DATA SHOWN:
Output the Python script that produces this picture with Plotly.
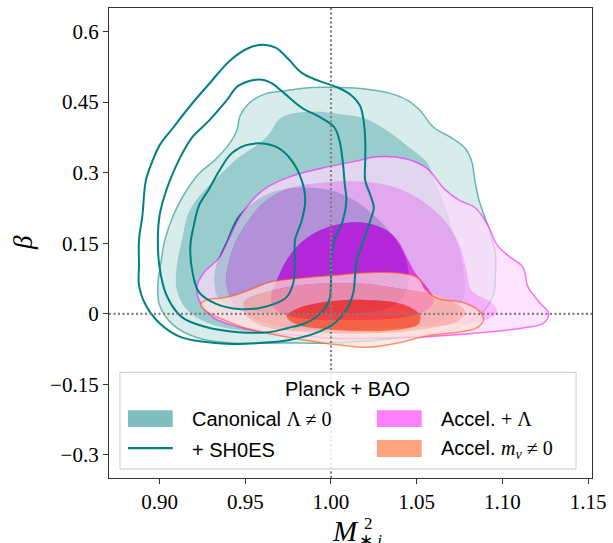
import plotly.graph_objects as go

# ---------------- data (in data units) ----------------
# Canonical Lambda != 0 : three credible-region contours (outer -> inner)
canon_l3_x = [1.004, 1.020, 1.035, 1.045, 1.052, 1.060, 1.070, 1.078, 1.082, 1.084, 1.086, 1.089, 1.093, 1.096, 1.096, 1.095, 1.091, 1.085, 1.075, 1.062, 1.046, 1.027, 1.000, 0.971, 0.942, 0.923, 0.908, 0.900, 0.899, 0.901, 0.903, 0.908, 0.914, 0.923, 0.932, 0.940, 0.945, 0.947, 0.952, 0.962, 0.973, 0.989]
canon_l3_y = [0.481, 0.478, 0.468, 0.453, 0.432, 0.396, 0.375, 0.353, 0.326, 0.283, 0.247, 0.213, 0.171, 0.129, 0.086, 0.044, 0.014, -0.007, -0.028, -0.041, -0.049, -0.056, -0.062, -0.062, -0.062, -0.052, -0.024, 0.018, 0.061, 0.114, 0.156, 0.209, 0.252, 0.298, 0.326, 0.358, 0.389, 0.421, 0.447, 0.468, 0.474, 0.481]
canon_l2_x = [0.973, 0.981, 0.993, 1.004, 1.020, 1.033, 1.046, 1.056, 1.061, 1.066, 1.070, 1.075, 1.078, 1.077, 1.069, 1.051, 1.027, 0.998, 0.969, 0.946, 0.927, 0.916, 0.910, 0.910, 0.913, 0.917, 0.926, 0.936, 0.946, 0.958, 0.964, 0.969]
canon_l2_y = [0.421, 0.428, 0.430, 0.425, 0.415, 0.389, 0.353, 0.322, 0.277, 0.235, 0.192, 0.135, 0.071, 0.029, -0.007, -0.030, -0.041, -0.043, -0.041, -0.035, -0.018, 0.008, 0.050, 0.103, 0.156, 0.216, 0.262, 0.298, 0.332, 0.362, 0.383, 0.411]
canon_l1_x = [0.981, 0.998, 1.012, 1.027, 1.039, 1.045, 1.044, 1.036, 1.016, 0.981, 0.946, 0.935, 0.932, 0.933, 0.939, 0.946, 0.958, 0.967]
canon_l1_y = [0.269, 0.264, 0.245, 0.203, 0.152, 0.099, 0.046, 0.016, 0.001, -0.003, 0.012, 0.029, 0.061, 0.103, 0.156, 0.209, 0.245, 0.260]

# + SH0ES : three line contours (outer -> inner)
shoes_l3_x = [0.961, 0.968, 0.975, 0.983, 0.993, 1.004, 1.012, 1.017, 1.019, 1.020, 1.020, 1.020, 1.023, 1.025, 1.023, 1.019, 1.015, 1.014, 1.013, 1.009, 1.002, 0.991, 0.975, 0.958, 0.942, 0.927, 0.912, 0.900, 0.892, 0.888, 0.888, 0.888, 0.890, 0.892, 0.896, 0.900, 0.908, 0.919, 0.929, 0.941, 0.952]
shoes_l3_y = [0.572, 0.565, 0.542, 0.512, 0.495, 0.481, 0.464, 0.442, 0.411, 0.368, 0.326, 0.283, 0.252, 0.226, 0.199, 0.156, 0.114, 0.078, 0.044, 0.008, -0.020, -0.041, -0.056, -0.062, -0.064, -0.060, -0.049, -0.020, 0.018, 0.061, 0.103, 0.156, 0.209, 0.283, 0.326, 0.358, 0.396, 0.447, 0.489, 0.538, 0.565]
shoes_l2_x = [0.958, 0.965, 0.973, 0.983, 0.994, 1.002, 1.005, 1.007, 1.008, 1.009, 1.007, 1.002, 1.000, 1.000, 0.999, 0.994, 0.985, 0.975, 0.964, 0.946, 0.927, 0.913, 0.904, 0.900, 0.899, 0.900, 0.903, 0.906, 0.912, 0.919, 0.929, 0.939, 0.946]
shoes_l2_y = [0.498, 0.491, 0.468, 0.438, 0.417, 0.396, 0.368, 0.319, 0.277, 0.241, 0.199, 0.156, 0.114, 0.065, 0.029, 0.001, -0.020, -0.030, -0.039, -0.039, -0.028, -0.007, 0.040, 0.099, 0.156, 0.209, 0.252, 0.283, 0.332, 0.375, 0.411, 0.453, 0.485]
shoes_l1_x = [0.960, 0.969, 0.977, 0.983, 0.985, 0.983, 0.979, 0.979, 0.978, 0.974, 0.967, 0.958, 0.946, 0.933, 0.923, 0.919, 0.918, 0.920, 0.923, 0.929, 0.935, 0.942, 0.950]
shoes_l1_y = [0.362, 0.353, 0.326, 0.283, 0.241, 0.199, 0.156, 0.114, 0.065, 0.035, 0.021, 0.012, 0.010, 0.021, 0.046, 0.093, 0.146, 0.188, 0.230, 0.266, 0.305, 0.341, 0.358]

# Accel. + Lambda
accl_l3_x = [1.027, 1.043, 1.056, 1.066, 1.075, 1.084, 1.091, 1.097, 1.104, 1.112, 1.115, 1.122, 1.127, 1.124, 1.112, 1.085, 1.056, 1.027, 1.000, 0.985, 0.965, 0.946, 0.931, 0.923, 0.922, 0.926, 0.935, 0.940, 0.948, 0.960, 0.975, 0.994, 1.014]
accl_l3_y = [0.334, 0.330, 0.309, 0.266, 0.241, 0.226, 0.192, 0.146, 0.122, 0.099, 0.057, 0.023, 0.001, -0.020, -0.030, -0.041, -0.049, -0.052, -0.052, -0.047, -0.041, -0.028, -0.007, 0.029, 0.061, 0.088, 0.120, 0.156, 0.213, 0.262, 0.290, 0.309, 0.324]
accl_l2_x = [0.997, 1.016, 1.035, 1.051, 1.066, 1.075, 1.079, 1.082, 1.094, 1.097, 1.090, 1.068, 1.039, 1.004, 0.975, 0.955, 0.943, 0.939, 0.940, 0.944, 0.951, 0.961, 0.975]
accl_l2_y = [0.279, 0.281, 0.271, 0.245, 0.199, 0.146, 0.093, 0.050, 0.023, 0.004, -0.013, -0.024, -0.030, -0.035, -0.030, -0.009, 0.023, 0.065, 0.103, 0.150, 0.194, 0.237, 0.266]
accl_l1_x = [1.018, 1.031, 1.039, 1.044, 1.049, 1.056, 1.060, 1.056, 1.039, 1.010, 0.981, 0.968, 0.965, 0.968, 0.973, 0.981, 0.991, 1.004]
accl_l1_y = [0.194, 0.180, 0.156, 0.122, 0.088, 0.057, 0.029, 0.008, -0.009, -0.013, -0.009, 0.008, 0.035, 0.067, 0.107, 0.146, 0.173, 0.190]

# Accel. m_nu != 0
mnu_l3_x = [0.964, 0.983, 1.002, 1.022, 1.041, 1.051, 1.055, 1.062, 1.078, 1.087, 1.089, 1.085, 1.070, 1.056, 1.039, 1.022, 1.004, 0.985, 0.965, 0.950, 0.939, 0.927, 0.924, 0.927, 0.939, 0.952]
mnu_l3_y = [0.067, 0.076, 0.082, 0.088, 0.086, 0.076, 0.052, 0.033, 0.023, 0.004, -0.013, -0.030, -0.041, -0.047, -0.062, -0.071, -0.066, -0.056, -0.043, -0.030, -0.015, 0.006, 0.020, 0.029, 0.035, 0.050]
mnu_l2_x = [0.950, 0.964, 0.983, 1.002, 1.022, 1.039, 1.056, 1.071, 1.078, 1.075, 1.058, 1.029, 0.991, 0.962, 0.951, 0.949]
mnu_l2_y = [0.029, 0.048, 0.061, 0.065, 0.063, 0.054, 0.044, 0.025, 0.006, -0.013, -0.030, -0.041, -0.039, -0.028, -0.005, 0.016]
mnu_l1_x = [0.974, 0.981, 0.993, 1.007, 1.022, 1.036, 1.046, 1.052, 1.051, 1.036, 1.016, 0.998, 0.981]
mnu_l1_y = [-0.005, 0.012, 0.023, 0.029, 0.029, 0.025, 0.014, -0.003, -0.022, -0.035, -0.037, -0.033, -0.024]

x_ticks = [0.90, 0.95, 1.00, 1.05, 1.10, 1.15]
x_tick_labels = ["0.90", "0.95", "1.00", "1.05", "1.10", "1.15"]
y_ticks = [-0.3, -0.15, 0.0, 0.15, 0.3, 0.45, 0.6]
y_tick_labels = ["\u22120.3", "\u22120.15", "0", "0.15", "0.3", "0.45", "0.6"]
x_range = [0.8705, 1.1523]
y_range = [-0.349, 0.650]
ref_x = 1.0
ref_y = 0.0

legend_title = "Planck + BAO"

# ---------------- helpers ----------------
def closed(xs, ys):
    return list(xs) + [xs[0]], list(ys) + [ys[0]]

def band(outer, inner):
    ox, oy = closed(*outer)
    if inner is None:
        return ox, oy
    ix, iy = closed(list(reversed(inner[0])), list(reversed(inner[1])))
    return ox + [None] + ix, oy + [None] + iy

def rgba(c, a):
    return "rgba(%d,%d,%d,%g)" % (c[0], c[1], c[2], a)

def tint(c, w):
    return tuple(round(c[i] + (255 - c[i]) * w) for i in range(3))

fig = go.Figure()

datasets = [
    ((0, 128, 128), 1.0, [(canon_l3_x, canon_l3_y), (canon_l2_x, canon_l2_y), (canon_l1_x, canon_l1_y)]),
    ((255, 0, 255), 0.7, [(accl_l3_x, accl_l3_y), (accl_l2_x, accl_l2_y), (accl_l1_x, accl_l1_y)]),
    ((255, 69, 0), 0.7, [(mnu_l3_x, mnu_l3_y), (mnu_l2_x, mnu_l2_y), (mnu_l1_x, mnu_l1_y)]),
]
whites = [0.85, 0.6, 0.0]

for base, alpha, levels in datasets:
    for k in range(3):
        inner = levels[k + 1] if k < 2 else None
        bx, by = band(levels[k], inner)
        fig.add_trace(go.Scatter(
            x=bx, y=by, mode="lines", fill="toself",
            fillcolor=rgba(tint(base, whites[k]), alpha),
            line=dict(width=0, shape="spline", smoothing=1.0),
            hoverinfo="skip", showlegend=False, connectgaps=False))
    ex, ey = closed(*levels[0])
    fig.add_trace(go.Scatter(
        x=ex, y=ey, mode="lines",
        line=dict(width=1.5, color=rgba(base, 0.55), shape="spline", smoothing=1.0),
        hoverinfo="skip", showlegend=False))

for lx, ly in [(shoes_l3_x, shoes_l3_y), (shoes_l2_x, shoes_l2_y), (shoes_l1_x, shoes_l1_y)]:
    cx, cy = closed(lx, ly)
    fig.add_trace(go.Scatter(
        x=cx, y=cy, mode="lines",
        line=dict(width=2, color="#008080", shape="spline", smoothing=1.0),
        hoverinfo="skip", showlegend=False))

shapes = [
    dict(type="line", xref="x", yref="paper", x0=ref_x, x1=ref_x, y0=0, y1=1,
         line=dict(color="#808080", width=2.2, dash="2px,2.5px"), layer="above"),
    dict(type="line", xref="paper", yref="y", x0=0, x1=1, y0=ref_y, y1=ref_y,
         line=dict(color="#808080", width=2.2, dash="2px,2.5px"), layer="above"),
    # legend frame
    dict(type="rect", xref="paper", yref="paper", x0=0.0227, x1=0.967, y0=0.0191, y1=0.225,
         fillcolor="rgba(255,255,255,0.82)", line=dict(color="#cccccc", width=1), layer="above"),
    # legend keys
    dict(type="rect", xref="paper", yref="paper", x0=0.0392, x1=0.132, y0=0.1083, y1=0.1444,
         fillcolor=rgba((0, 128, 128), 0.5), line=dict(width=0), layer="above"),
    dict(type="line", xref="paper", yref="paper", x0=0.0392, x1=0.132, y0=0.0637, y1=0.0637,
         line=dict(color="#008080", width=2.2), layer="above"),
    dict(type="rect", xref="paper", yref="paper", x0=0.5546, x1=0.6474, y0=0.1083, y1=0.1444,
         fillcolor=rgba((255, 0, 255), 0.5), line=dict(width=0), layer="above"),
    dict(type="rect", xref="paper", yref="paper", x0=0.5546, x1=0.6474, y0=0.0446, y1=0.0807,
         fillcolor=rgba((255, 69, 0), 0.5), line=dict(width=0), layer="above"),
]

SANS = "Liberation Sans"
SERIF = "Liberation Serif"
lfs = 20
annotations = [
    dict(text=legend_title, xref="paper", yref="paper", x=0.493, y=0.189,
         xanchor="center", yanchor="middle", showarrow=False, font=dict(family=SANS, size=lfs, color="black")),
    dict(text='Canonical <span style="font-family:%s">\u039b \u2260 0</span>' % SERIF,
         xref="paper", yref="paper", x=0.167, y=0.1253, xanchor="left", yanchor="middle",
         showarrow=False, font=dict(family=SANS, size=lfs, color="black")),
    dict(text="+ SH0ES", xref="paper", yref="paper", x=0.167, y=0.0594, xanchor="left", yanchor="middle",
         showarrow=False, font=dict(family=SANS, size=lfs, color="black")),
    dict(text='Accel. <span style="font-family:%s">+ \u039b</span>' % SERIF,
         xref="paper", yref="paper", x=0.6825, y=0.1253, xanchor="left", yanchor="middle",
         showarrow=False, font=dict(family=SANS, size=lfs, color="black")),
    dict(text='Accel. <span style="font-family:%s"><i>m</i><sub><i>\u03bd</i></sub> \u2260 0</span>' % SERIF,
         xref="paper", yref="paper", x=0.6825, y=0.0616, xanchor="left", yanchor="middle",
         showarrow=False, font=dict(family=SANS, size=lfs, color="black")),
    # axis titles
    dict(text="<i>\u03b2</i>", xref="paper", yref="paper", x=-0.179, y=0.501, textangle=-90,
         xanchor="center", yanchor="middle", showarrow=False, font=dict(family=SERIF, size=27, color="black")),
    dict(text="<i>M</i>", xref="paper", yref="paper", x=0.489, y=-0.113,
         xanchor="center", yanchor="middle", showarrow=False, font=dict(family=SERIF, size=29, color="black")),
    dict(text="2", xref="paper", yref="paper", x=0.538, y=-0.096,
         xanchor="center", yanchor="middle", showarrow=False, font=dict(family=SERIF, size=17, color="black")),
    dict(text="\u2217,<i>i</i>", xref="paper", yref="paper", x=0.541, y=-0.133,
         xanchor="center", yanchor="middle", showarrow=False, font=dict(family=SERIF, size=17, color="black")),
]

axis_common = dict(showgrid=False, zeroline=False, showline=True, linecolor="#333333", linewidth=1.2,
                   mirror=True, ticks="outside", ticklen=5, tickwidth=1.2, tickcolor="#333333",
                   tickfont=dict(family=SERIF, size=21, color="black"))

fig.update_layout(
    width=613, height=543,
    margin=dict(l=109, r=19, t=7, b=65, pad=0),
    paper_bgcolor="white", plot_bgcolor="white",
    xaxis=dict(range=x_range, tickvals=x_ticks, ticktext=x_tick_labels, **axis_common),
    yaxis=dict(range=y_range, tickvals=y_ticks, ticktext=y_tick_labels, **axis_common),
    shapes=shapes, annotations=annotations, showlegend=False,
)

# remove the default page margin so the figure fills the 613x543 window exactly
fig.write_html("out.html", config={"displayModeBar": False},
               post_script="document.body.style.margin='0';document.body.style.overflow='hidden';")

YOUR GOAL: Repeat, with no pictures, each line from the beginning of the data through the line containing "import plotly.graph_objects as go", inclusive.

TASK RESULT:
Output the Python script that produces this picture with Plotly.
import plotly.graph_objects as go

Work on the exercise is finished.